| Jul 7, 2016

Looking at volunteering? Think big!

Categories: High School, Inspiration, College, K-12, K12, Parenting Advice, College Application Tips, Holiday activities, Private School, Community Service, Class Participation, Academic Game Plan

Volunteering can be a huge part of a high schooler’s life -- indeed many school boards won’t graduate you if you haven’t put in your hours. But instead of simply signing up with a local charity and putting in your time, how about setting up your own charity and making a go of it yourself? You’ll still end up doing some good, and end up with a nice portfolio piece (not to mention valuable experience) as well.

First, come up with your idea. Maybe there’s a child in your neighborhood who has medical expenses. Or maybe an old person who has fallen behind in her bills. Maybe a playground needs to be cleaned up or repaired. Maybe you could line up several projects over the course of a school year. Chances are you’ll find all kinds of need right in your community that you never knew about. Ask around. Maybe a small group would be willing to put you in charge of a specific project.

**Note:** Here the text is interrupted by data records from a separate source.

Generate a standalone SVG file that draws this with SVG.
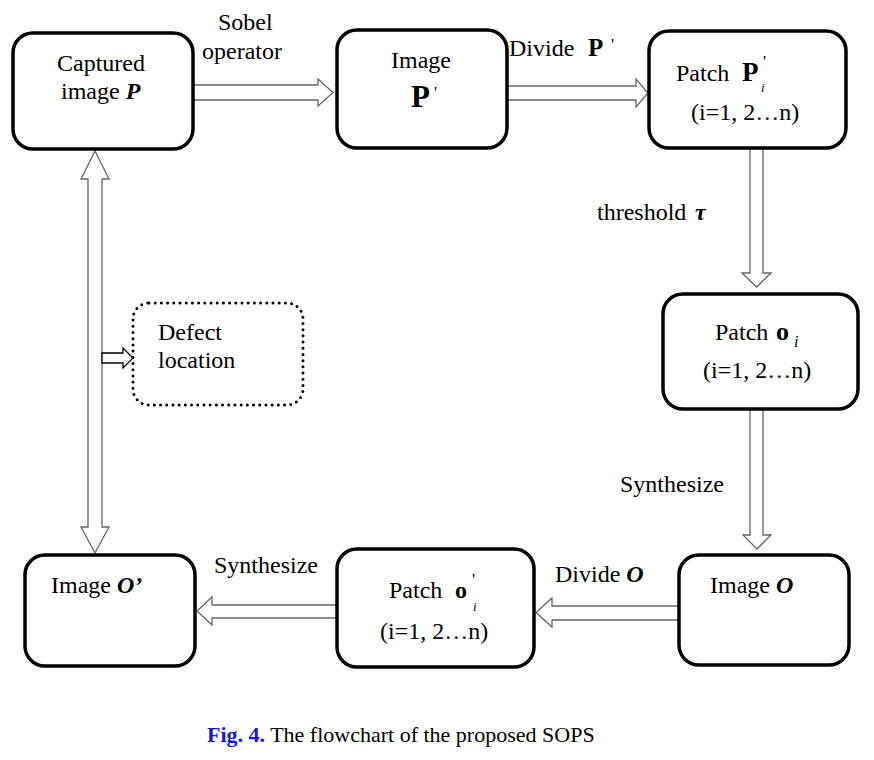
<svg xmlns="http://www.w3.org/2000/svg" width="874" height="760" viewBox="0 0 874 760">
<style>
.box{fill:#fff;stroke:#000;stroke-width:3.5}
.dot{fill:none;stroke:#000;stroke-width:3;stroke-dasharray:0 6.2;stroke-linecap:round}
.arr{fill:#fff;stroke:#666;stroke-width:1.3;stroke-linejoin:miter}
text{font-family:"Liberation Serif","Times New Roman",serif;font-size:24px;fill:#000}
.b{font-weight:bold}
.bi{font-weight:bold;font-style:italic}
.it{font-style:italic}
.pr{font-size:17px}
.sub{font-size:13px;font-style:italic}
.cap{font-size:22px}
.blue{fill:#1414f0;font-weight:bold}
</style>
<rect width="874" height="760" fill="#fff"/>
<g id="connectors">
<polygon class="arr" points="193,85 318,85 318,79 333,92.5 318,106 318,100 193,100"/>
<polygon class="arr" points="507,86 636,86 636,79 648,93 636,107 636,100 507,100"/>
<polygon class="arr" points="750,148 750,273 742,273 756.5,287 771,273 763,273 763,148"/>
<polygon class="arr" points="750,409 750,535 743,535 757,549 771,535 763,535 763,409"/>
<polygon class="arr" points="679,606 552,606 552,598 536,612.5 552,627 552,620 679,620"/>
<polygon class="arr" points="338,605 212,605 212,597 197,611 212,625 212,618 338,618"/>
<polygon class="arr" points="95,151 109,179 102,179 102,527 109,527 95,553 81,527 88,527 88,179 81,179"/>
<polygon class="arr" points="102,353 123,353 123,348 133,358 123,368 123,363 102,363" style="stroke:#000"/>
<text x="218" y="30">Sobel</text>
<text x="202" y="59">operator</text>
<text x="509" y="56">Divide</text>
<text class="b" x="588" y="56" style="font-size:25px">P</text>
<text class="pr" x="611" y="50">'</text>
<text x="597" y="220">threshold</text>
<text class="bi" x="695" y="220">τ</text>
<text x="620" y="492">Synthesize</text>
<text x="555" y="582">Divide <tspan class="bi">O</tspan></text>
<text x="214" y="573">Synthesize</text>
</g>
<g id="captured">
<rect class="box" x="13" y="33" width="180" height="116" rx="20"/>
<text x="57" y="71">Captured</text>
<text x="61" y="99">image <tspan class="bi">P</tspan></text>
</g>
<g id="imageP">
<rect class="box" x="337" y="30" width="170" height="118" rx="20"/>
<text x="391" y="68">Image</text>
<text class="b" x="411" y="107" style="font-size:31px">P</text>
<text class="pr" x="434" y="98">'</text>
</g>
<g id="patchP">
<rect class="box" x="649" y="31" width="197" height="117" rx="20"/>
<text x="676" y="81">Patch</text>
<text class="b" x="742" y="81" style="font-size:27px">P</text>
<text class="pr" x="763" y="67">'</text>
<text class="sub" x="761" y="92">i</text>
<text x="691" y="120">(i=1, 2…n)</text>
</g>
<g id="patchO">
<rect class="box" x="663" y="294" width="195" height="115" rx="20"/>
<text x="715" y="340">Patch</text>
<text class="b" x="776" y="340" style="font-size:26px">o</text>
<text class="it" x="794" y="347" style="font-size:16px">i</text>
<text x="703" y="378">(i=1, 2…n)</text>
</g>
<g id="imageO">
<rect class="box" x="679" y="555" width="170" height="110" rx="20"/>
<text x="710" y="593">Image <tspan class="bi">O</tspan></text>
</g>
<g id="patchO2">
<rect class="box" x="337" y="549" width="197" height="118" rx="20"/>
<text x="389" y="598">Patch</text>
<text class="b" x="455" y="598">o</text>
<text class="pr" x="472" y="585">'</text>
<text class="sub" x="473" y="611">i</text>
<text x="380" y="639">(i=1, 2…n)</text>
</g>
<g id="imageO2">
<rect class="box" x="25" y="555" width="170" height="111" rx="20"/>
<text x="51" y="593">Image <tspan class="bi">O’</tspan></text>
</g>
<g id="defect">
<rect class="dot" x="133" y="303" width="170" height="102" rx="16"/>
<text x="158" y="340">Defect</text>
<text x="158" y="368">location</text>
</g>
<g id="caption">
<text class="cap" x="207" y="742"><tspan class="blue">Fig. 4.</tspan> The flowchart of the proposed SOPS</text>
</g>
</svg>
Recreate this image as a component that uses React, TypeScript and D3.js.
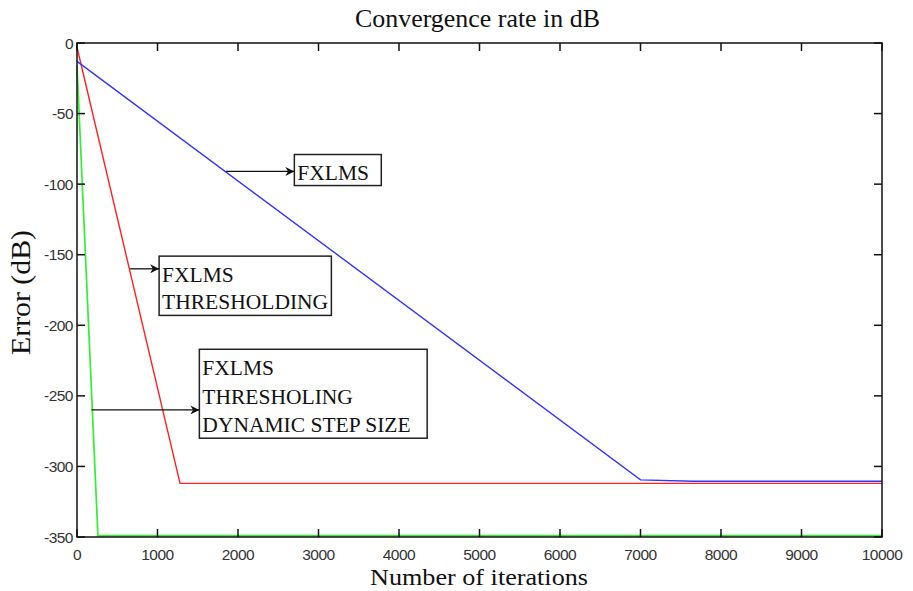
import React, { useRef, useEffect } from "react";
import * as d3 from "d3";

// curves: [iterations, error dB]
const fxlms: [number, number][] = [[0, -13], [7000, -309.5], [7650, -310.5], [10000, -310.5]];
const fxlmsThresh: [number, number][] = [[0, -3], [1280, -312], [10000, -312]];
const fxlmsDynamic: [number, number][] = [[0, -16], [260, -349], [10000, -349]];

const xTicks = [0, 1000, 2000, 3000, 4000, 5000, 6000, 7000, 8000, 9000, 10000];
const yTicks = [0, -50, -100, -150, -200, -250, -300, -350];

// annotation boxes: text lines, box corners (data units) and arrow tail
const notes = [
  { lines: ["FXLMS"], box: [2700, -79, 3780, -101], arrow: [1850, -91], first: 25, gap: 27 },
  { lines: ["FXLMS", "THRESHOLDING"], box: [1020, -151, 3160, -193], arrow: [660, -160], first: 26, gap: 27 },
  { lines: ["FXLMS", "THRESHOLING", "DYNAMIC STEP SIZE"], box: [1520, -217, 4350, -280], arrow: [180, -260], first: 26, gap: 28.5 },
];

export default function App() {
  const svgRef = useRef<SVGSVGElement>(null);
  const width = 913;
  const height = 591;

  useEffect(() => {
    const svg = d3.select(svgRef.current);
    svg.selectAll("*").remove();

    const x = d3.scaleLinear().domain([0, 10000]).range([77, 882]);
    const y = d3.scaleLinear().domain([-350, 0]).range([537, 43]);

    svg.append("rect").attr("width", width).attr("height", height).attr("fill", "white");

    svg
      .append("defs")
      .append("marker")
      .attr("id", "arr")
      .attr("viewBox", "0 0 10 10")
      .attr("refX", 10)
      .attr("refY", 5)
      .attr("markerWidth", 10)
      .attr("markerHeight", 9)
      .attr("markerUnits", "userSpaceOnUse")
      .attr("orient", "auto")
      .append("path")
      .attr("d", "M0,0 L10,5 L0,10 L3,5 Z")
      .attr("fill", "#111");

    const line = d3
      .line<[number, number]>()
      .x((d) => x(d[0]))
      .y((d) => y(d[1]));

    // curves
    svg.append("path").datum(fxlmsDynamic).attr("d", line).attr("fill", "none").attr("stroke", "#33ee33").attr("stroke-width", 1.7);
    svg.append("path").datum(fxlmsThresh).attr("d", line).attr("fill", "none").attr("stroke", "#ff2020").attr("stroke-width", 1.4);
    svg.append("path").datum(fxlms).attr("d", line).attr("fill", "none").attr("stroke", "#3333ff").attr("stroke-width", 1.4);

    // frame
    svg
      .append("rect")
      .attr("x", x(0))
      .attr("y", y(0))
      .attr("width", x(10000) - x(0))
      .attr("height", y(-350) - y(0))
      .attr("fill", "none")
      .attr("stroke", "#111")
      .attr("stroke-width", 1.5);

    // inward ticks on all four sides
    const tk = 8;
    const ticks = svg.append("g").attr("stroke", "#111").attr("stroke-width", 1.5);
    xTicks.forEach((t) => {
      ticks.append("line").attr("x1", x(t)).attr("x2", x(t)).attr("y1", y(-350)).attr("y2", y(-350) - tk);
      ticks.append("line").attr("x1", x(t)).attr("x2", x(t)).attr("y1", y(0)).attr("y2", y(0) + tk);
    });
    yTicks.forEach((t) => {
      ticks.append("line").attr("x1", x(0)).attr("x2", x(0) + tk).attr("y1", y(t)).attr("y2", y(t));
      ticks.append("line").attr("x1", x(10000)).attr("x2", x(10000) - tk).attr("y1", y(t)).attr("y2", y(t));
    });

    const tickFont = "Liberation Sans, Arial, sans-serif";
    svg
      .append("g")
      .selectAll("text")
      .data(xTicks)
      .join("text")
      .attr("x", (d) => x(d))
      .attr("y", 560)
      .attr("text-anchor", "middle")
      .attr("font-family", tickFont)
      .attr("font-size", 15.5)
      .attr("letter-spacing", -0.5)
      .attr("fill", "#333")
      .text((d) => String(d));
    svg
      .append("g")
      .selectAll("text")
      .data(yTicks)
      .join("text")
      .attr("x", 73)
      .attr("y", (d) => y(d) + 5.5)
      .attr("text-anchor", "end")
      .attr("font-family", tickFont)
      .attr("font-size", 15.5)
      .attr("letter-spacing", -0.5)
      .attr("fill", "#333")
      .text((d) => String(d));

    const serif = "Liberation Serif, Times New Roman, serif";
    svg
      .append("text")
      .attr("x", 355)
      .attr("y", 27)
      .attr("textLength", 245)
      .attr("lengthAdjust", "spacingAndGlyphs")
      .attr("font-family", serif)
      .attr("font-size", 25.5)
      .attr("fill", "#111")
      .text("Convergence rate in dB");
    svg
      .append("text")
      .attr("x", 370)
      .attr("y", 585)
      .attr("textLength", 218)
      .attr("lengthAdjust", "spacingAndGlyphs")
      .attr("font-family", serif)
      .attr("font-size", 24)
      .attr("fill", "#111")
      .text("Number of iterations");
    svg
      .append("text")
      .attr("transform", "translate(30,355) rotate(-90)")
      .attr("textLength", 125)
      .attr("lengthAdjust", "spacingAndGlyphs")
      .attr("font-family", serif)
      .attr("font-size", 28)
      .attr("fill", "#111")
      .text("Error (dB)");

    // annotations
    notes.forEach((n) => {
      const [bx0, by0, bx1, by1] = n.box;
      const left = x(bx0);
      const top = y(by0);
      const right = x(bx1);
      const bottom = y(by1);
      const ay = y(n.arrow[1]);
      svg
        .append("rect")
        .attr("x", left)
        .attr("y", top)
        .attr("width", right - left)
        .attr("height", bottom - top)
        .attr("fill", "white")
        .attr("stroke", "#222")
        .attr("stroke-width", 1.5);
      svg
        .append("line")
        .attr("x1", x(n.arrow[0]))
        .attr("x2", left)
        .attr("y1", ay)
        .attr("y2", ay)
        .attr("stroke", "#111")
        .attr("stroke-width", 1.3)
        .attr("marker-end", "url(#arr)");
      n.lines.forEach((s, i) => {
        svg
          .append("text")
          .attr("x", left + 3)
          .attr("y", top + n.first + i * n.gap)
          .attr("font-family", serif)
          .attr("font-size", 21.5)
          .attr("fill", "#111")
          .text(s);
      });
    });
  }, []);

  return (
    <svg
      ref={svgRef}
      width={width}
      height={height}
      style={{ position: "absolute", left: 0, top: 0 }}
    ></svg>
  );
}
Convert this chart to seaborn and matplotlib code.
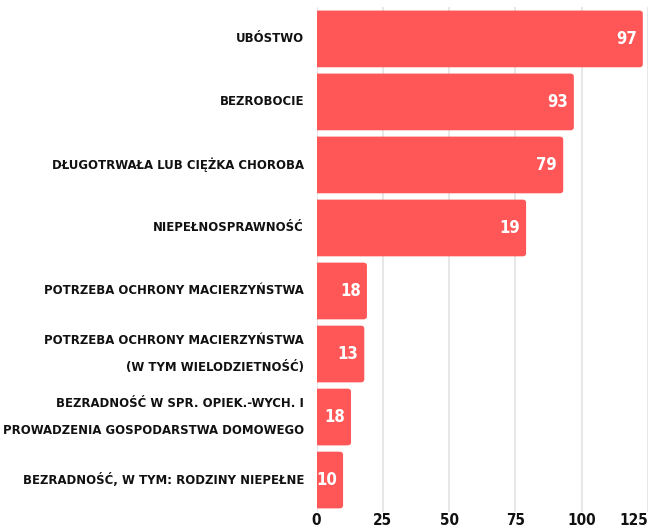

Second, make sure you’ll get credit for the activities you’re planning, assuming your school requires volunteer hours. Talk to the staff at your high school, or even the school board. Explain what you’re hoping to do, and include all of it: fundraising, publicity, goals, everything. Don’t do a single thing unless you’ve got the green light.

Third, if money is involved, make sure you document everything. Every nickel should go on a spreadsheet and be documented with bank balances and receipts. Chances are your project won’t be big enough to require tax information, but make sure you don’t break any tax laws.

Now it gets fun. Build a website, start a Facebook group, take photos, make videos. Come up with a name for your little nonprofit, maybe come up with a cool logo. Think about fundraisers if you need money, such as race sponsoring, local concerts, you name it. Document all of it online.

Yes, it sounds like a lot of work, and it’s not for everyone. But it’s a fantastic way to meet people, and you’ll get tons of real-world experience that will serve you well down the road as you apply for college. It will also help your job hunt.

The key is to do everything by the book. Watch any money that’s involved, follow any and all rules and regulations. The great thing is, pulling it off will be proof to the world that you have ideals and that you can handle responsibility. Go for it!